The landscape also features the Youth Olympics and the Commonwealth Youth Games, which cater to athletes under 18 years of age. However, these wonderful events are often staged so late in the year that rest for the youngsters is compromised.
This was the case with the 2018 Youth Olympics in Buenos Aires, Argentina, which took place in October.
The remainder of the international junior calendar caters to athletes from age 16 to 19. That bars the terrific Clayton twins, Tina and Tia, from competing at this year’s Pan-American Junior Championships. Believe it or not, Tia and Tina are just 14.
Many of the region’s greats, including Usain Bolt, Veronica Campbell-Brown, Yohan Blake and Melaine Walker, benefited from exposure at Carifta and the World Under-18 Championships. Now that the latter meet is off the schedule, Carifta is a little bit more crucial.
One guess about Asafa Powell’s disappointing 2004 Olympic 100-metre showing is that he lacked experience on the international stage. Discovered as a diamond in the rough, Powell missed the ladder of junior meets that moulded his peers. Perhaps, if the former footballer had turned to track earlier and gotten experience at the Carifta Games, his 2004 Olympic debut might have had a happy ending.
Thankfully, he matured, brought the 100-metre world record to Jamaica, and became a three-time Olympic 100-metre finalist and a winner of individual medals at two World Championships.
In the same way, the Penn Relays helps by confronting our young athletes with the vagaries of weather. At the 2017 World Championships, a strong Jamaican team was undone by the London chill. Bolt went down, baton in hand, in the 4x100m final. Anniesha McLaughlin-Whilby suffered the same way in the women’s 4x400m final. Ronald Levy pulled just before his 110-metre hurdles heat. Blake couldn’t run flat out in the 200 metres because of the 13-degree weather and the risk of injury.

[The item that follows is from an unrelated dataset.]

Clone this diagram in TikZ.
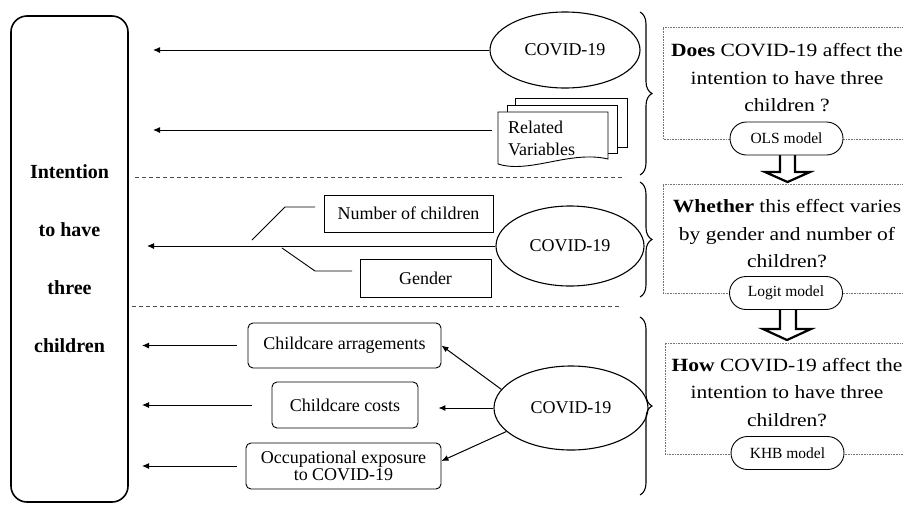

Lest we forget, Jamaica’s only gold medal came from hurdler supreme Omar McLeod, who is accustomed to cold weather from his ongoing sojourn in the United States.
In addition, Penn Relays often sees non-stars get college scholarships.
The underlying point is that Carifta and Penn still are helpful to the Jamaican track and field effort. We remove them at our peril.
Hubert Lawrence is a well-respected international track and field analyst and commentator.